It's been a tough year if you're a shareholder of the following 3 companies. Despite an apparent quality of a business, a 30% share price decline can shake even a hardened investor. Here's my take on whether the following 3 companies remain an opportunity:
Flight Centre Travel Group Ltd (ASX: FLT) – down 34% in the past 12 months
Flight Centre has had a tough time with multiple factors impacting the company's ability to generate its previous levels of earnings. Although the company has forecast a full-year result that is only slightly below previous levels, this forecast relies on a very strong second half. So, in the near term, there is a big question mark about what price is the right price to pay for Flight Centre shares.

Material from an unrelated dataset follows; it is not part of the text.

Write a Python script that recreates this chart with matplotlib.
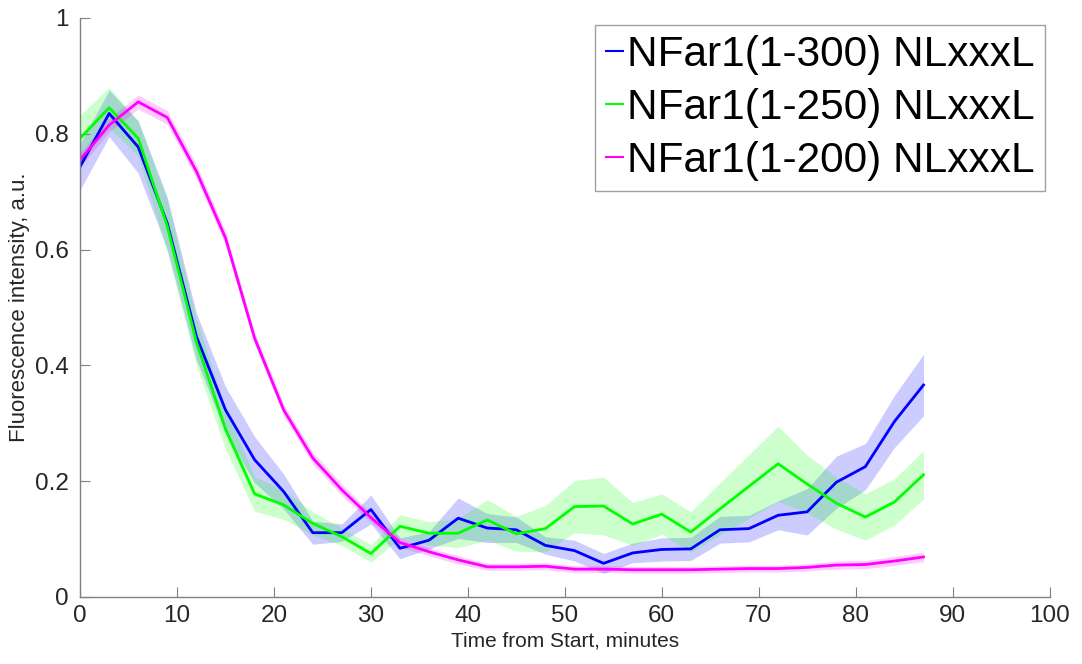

Looking longer term however, Flight Centre retains a strong balance sheet and has a variety of growth avenues including higher-margin tour operations in multiple countries. The business is not priced for a huge future and looks cheap at today's prices.
Vocus Group Ltd (ASX: VOC) – down 48% in the past 12 months
Shares in Vocus have been pummelled as a result of a variety of concerns including board member departures. The recent cut in dividends wasn't well received by the market either. However, at an estimated 15x full-year earnings and with further cost savings yet to be extracted, there is a good case for Vocus being underpriced.
The company continues to invest in growth both here and overseas, which will likely limit dividend growth in the medium term, but Vocus looks a good long-term investment today.
RCG Corporation Ltd (ASX: RCG) – down 32% in the past 12 months
Shares in this shoe distributor plunged after reporting bumper profits in February, as management announced a downwards revision in the company's operating profit forecast for the full year. At its midpoint, the forecast is for Earnings Before Interest, Tax, Depreciation and Amortisation (EBITDA) to decline by ~4%, which makes the recent 30% decline in shares look like an overreaction – or perhaps, the company was priced too optimistically.
Either way, at 15 times earnings and paying a 5% dividend, RCG looks worthy of closer investigation at today's prices.